We have all become familiar with HTML, the Hypertext Mark-up Language that lies behind our personal and business homepages. More general mark languages are available to support structured data bases (e.g., XML and XBRL). The Commission recently issued a press release indicating that it is assessing the benefits of tagged data and its potential for improving the timeliness and accuracy of financial disclosure and analysis of Commission filings. In addition, the staff is considering whether to propose that the Commission accept voluntary supplementary filings of financial data using data gathering and analysis tools such as eXtensible Business Reporting Language (XBRL). This includes a possible voluntary program, beginning with the 2004 calendar year-end reporting season, which would enable the Commission staff to further investigate the types of data tagging currently available in the marketplace.
There is an inherent need for registrants to follow a consistent mapping of data in the tagging process in order to utilize XBRL. However, the prescriptive nature of the process may strike some as contrary to the view of some that disclosure requirements should allow reporting firms some flexibility to present information based on the way the firm is managed. Further study in this area clearly is needed.
These tools including XBRL have the possibility to provide investors and analysts with information more quickly and at a lower cost.

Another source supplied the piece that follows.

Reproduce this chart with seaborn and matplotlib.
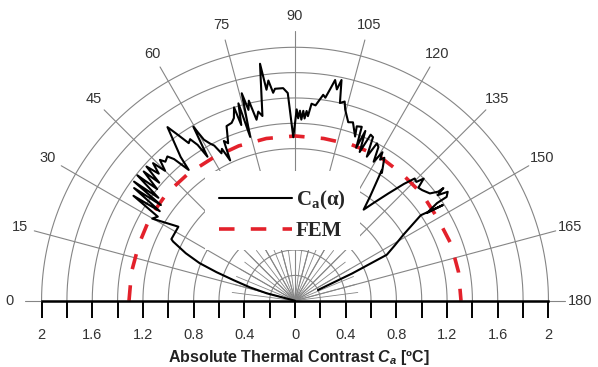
import numpy as np
import pandas as pd
import matplotlib
matplotlib.use("Agg")
import matplotlib.pyplot as plt
import matplotlib.patches as mpatches
from matplotlib.font_manager import FontProperties
import seaborn as sns

# ---------------- data ----------------
# measured absolute thermal contrast Ca(alpha): angle [deg], radius [degC]
ca_angle = [
    13.5, 14.7, 16.5, 18.5, 20.0, 21.5, 23.5, 25.9, 26.5, 32.4,
    29.9, 31.5, 33.0, 33.5, 35.0, 35.5, 36.5, 37.0, 38.5, 39.0,
    40.5, 41.0, 42.1, 43.0, 44.1, 45.0, 46.2, 47.0, 48.5, 49.5,
    50.9, 51.5, 53.7, 54.8, 56.0, 57.0, 58.0, 58.7, 59.7, 60.5,
    61.6, 62.5, 63.5, 64.3, 65.2, 66.0, 67.0, 68.6, 70.4, 71.5,
    72.5, 73.0, 74.0, 74.7, 75.6, 76.3, 77.0, 78.0, 79.0, 80.0,
    81.6, 82.3, 83.1, 84.0, 84.6, 86.8, 88.0, 89.4, 90.5, 91.0,
    91.5, 92.0, 92.5, 93.0, 93.5, 94.0, 94.8, 96.0, 97.8, 98.5,
    99.4, 100.3, 101.2, 101.9, 102.8, 104.0, 104.7, 106.6, 108.0, 110.1,
    109.5, 111.0, 111.8, 112.5, 113.5, 114.5, 115.5, 116.5, 117.5, 118.5,
    119.5, 120.5, 121.1, 122.0, 124.2, 123.6, 125.8, 127.0, 128.8, 131.0,
    133.0, 134.4, 135.6, 136.5, 137.5, 139.0, 141.5, 142.7, 142.8, 143.5,
    144.5, 145.6, 145.5, 146.4, 147.1, 145.8, 148.2, 148.7, 151.0, 153.4,
    154.5, 155.0,
]
ca_r = [
    0.00, 0.23, 0.37, 0.51, 0.66, 0.81, 0.94, 1.07, 1.09, 1.09,
    1.30, 1.27, 1.52, 1.28, 1.55, 1.30, 1.58, 1.35, 1.59, 1.40,
    1.57, 1.42, 1.58, 1.47, 1.56, 1.45, 1.54, 1.50, 1.52, 1.47,
    1.33, 1.45, 1.70, 1.60, 1.50, 1.52, 1.45, 1.33, 1.59, 1.46,
    1.41, 1.38, 1.30, 1.33, 1.22, 1.38, 1.35, 1.48, 1.49, 1.52,
    1.60, 1.45, 1.62, 1.34, 1.69, 1.55, 1.62, 1.46, 1.52, 1.48,
    1.89, 1.68, 1.75, 1.65, 1.68, 1.68, 1.64, 1.29, 1.51, 1.44,
    1.50, 1.43, 1.50, 1.44, 1.50, 1.46, 1.56, 1.55, 1.64, 1.62,
    1.69, 1.77, 1.70, 1.78, 1.60, 1.62, 1.56, 1.47, 1.48, 1.38,
    1.46, 1.47, 1.30, 1.45, 1.28, 1.44, 1.43, 1.27, 1.40, 1.38,
    1.26, 1.36, 1.30, 1.33, 1.22, 1.24, 1.01, 0.90, 0.99, 1.12,
    1.26, 1.35, 1.34, 1.40, 1.32, 1.33, 1.36, 1.42, 1.47, 1.40,
    1.48, 1.45, 1.36, 1.25, 1.39, 1.20, 1.03, 1.00, 0.90, 0.81,
    0.50, 0.20,
]
# FEM prediction
fem_angle = [0, 10, 20, 30, 40, 50, 60, 70, 80, 90, 100, 110, 120, 130, 140, 150, 160, 170, 180]
fem_r = [1.31, 1.31, 1.31, 1.32, 1.32, 1.31, 1.30, 1.30, 1.30, 1.30,
         1.30, 1.31, 1.32, 1.31, 1.31, 1.30, 1.31, 1.31, 1.31]

angle_labels = [0, 15, 30, 45, 60, 75, 90, 105, 120, 135, 150, 165, 180]
grid_radii = [0.2, 0.4, 0.6, 0.8, 1.0, 1.2, 1.4, 1.6, 1.8, 2.0]
tick_values = [-2.0, -1.6, -1.2, -0.8, -0.4, 0.0, 0.4, 0.8, 1.2, 1.6, 2.0]
tick_texts = ["2", "1.6", "1.2", "0.8", "0.4", "0", "0.4", "0.8", "1.2", "1.6", "2"]

assert len(ca_angle) == len(ca_r)

# ---------------- style ----------------
sns.set_style("white")
plt.rcParams["font.family"] = ["Liberation Sans", "DejaVu Sans"]
plt.rcParams["mathtext.fontset"] = "custom"
plt.rcParams["mathtext.it"] = "Liberation Sans:italic:bold"
plt.rcParams["mathtext.rm"] = "Liberation Sans:bold"
plt.rcParams["mathtext.bf"] = "Liberation Serif:bold"


def to_xy(ang, r):
    a = np.deg2rad(np.asarray(ang, dtype=float))
    r = np.asarray(r, dtype=float)
    return -r * np.cos(a), r * np.sin(a)


fig = plt.figure(figsize=(5.98, 3.67), dpi=100)
ax = fig.add_axes([0, 0, 1, 1])
ax.set_xlim(-2.328, 2.391)
ax.set_ylim(-0.523, 2.373)

grid_c = "#858585"
# arcs
th = np.linspace(0, np.pi, 361)
for rr in grid_radii:
    ax.plot(-rr * np.cos(th), rr * np.sin(th), color=grid_c, lw=0.8, zorder=1)
# fine radial lines near the centre
for a in np.arange(0, 180.1, 7.5):
    x, y = to_xy([a, a], [0, 0.5])
    ax.plot(x, y, color=grid_c, lw=0.6, zorder=1)
# main radial lines with labels
for a in angle_labels:
    x, y = to_xy([a, a], [0, 2.13])
    ax.plot(x, y, color=grid_c, lw=0.8, zorder=1)
    lx, ly = to_xy([a], [2.25])
    ax.text(lx[0], ly[0], str(a), ha="center", va="center", fontsize=10.5,
            color="#333333")

# white legend area
ax.add_patch(mpatches.Rectangle((-0.71, 0.40), 1.22, 0.62, facecolor="white",
                                edgecolor="none", zorder=2))

# data lines
cx, cy = to_xy(ca_angle, ca_r)
fx, fy = to_xy(fem_angle, fem_r)
df_ca = pd.DataFrame({"x": cx, "y": cy})
df_fem = pd.DataFrame({"x": fx, "y": fy})
sns.lineplot(data=df_ca, x="x", y="y", sort=False, estimator=None, ax=ax,
             color="black", lw=1.5, label=r"$\mathbf{C_a(\alpha)}$", zorder=4)
sns.lineplot(data=df_fem, x="x", y="y", sort=False, estimator=None, ax=ax,
             color="#e3212b", lw=2.6, linestyle=(0, (4.3, 4.5)),
             label="FEM", zorder=3)

handles, labels = ax.get_legend_handles_labels()
ax.legend(handles, labels, loc="upper left", bbox_to_anchor=(0.366, 0.485),
          frameon=False, borderaxespad=0, borderpad=0, handlelength=3.5,
          handletextpad=0.2, labelspacing=0.45,
          prop=FontProperties(family="Liberation Serif", weight="bold", size=15))

# axis / baseline
for s in ["left", "right", "top"]:
    ax.spines[s].set_visible(False)
ax.spines["bottom"].set_position(("data", 0))
ax.spines["bottom"].set_bounds(-2, 2)
ax.spines["bottom"].set_linewidth(1.8)
ax.spines["bottom"].set_color("black")
ax.spines["bottom"].set_zorder(3.5)
ax.yaxis.set_visible(False)
ax.set_xticks(tick_values)
ax.set_xticklabels(tick_texts)
ax.set_xticks(np.round(np.arange(-1.8, 1.81, 0.4), 1), minor=True)
ax.tick_params(axis="x", which="both", bottom=True, top=False, direction="out",
               length=12, width=1.4, color="black")
ax.tick_params(axis="x", which="major", pad=8, labelsize=10.5,
               labelcolor="#333333")
ax.set_xlabel(r"Absolute Thermal Contrast $C_a$ [ºC]", fontsize=11.5,
              fontweight="bold", color="#222222", labelpad=4)

fig.savefig("out.png", dpi=100, facecolor="white")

The Sarbanes-Oxley Act requires that we provide Congress with a report later this year regarding off balance sheet transactions. The study is well underway, and I suspect that our findings will be of interest. Stay tuned.
Small business is an area that you will hear me speak about much more in the future. Small business plays a vital role and has long been a growth engine for our economy. During the Commission's Sarbanes-Oxley rulemaking initiatives, we received many comments focusing on the increased burden that the proposed rules would place on smaller-sized public companies. I have heard similar concerns expressed about the impact of some of the FASB's proposed standards, such as its exposure draft on accounting for stock options. As a general matter, I believe that small business should be expected to adhere to those same standards to the extent that they have like transactions. However, the burden to smaller companies can be disproportionate and needs to be appropriately weighed against the protection of investors. This balancing act is something that I will continue to closely monitor, and it is also an important consideration for the FASB and the PCAOB. Clearly, we all need to strike the right balance.
I said earlier that I believe we can do better. Other professions and industries have embraced an impressive number of diagnostic test tools and measures, use of technology, and a willingness to push traditional boundaries. We can do the same. We have to improve standard setting. We have to more broadly embrace technology. We have to adopt a less critical attitude toward change and embrace new ideas and concepts. We have to have a global view. My goal is to improve the quality, timeliness and cost effectiveness of information available to investors. Improvement is not perfection so, as we continue down this path, I don't want us to get bogged down. We've all heard the saying: the search for perfection is the enemy of good.
Thank you. I look forward to the upcoming question and answer session. This should be a lively discussion.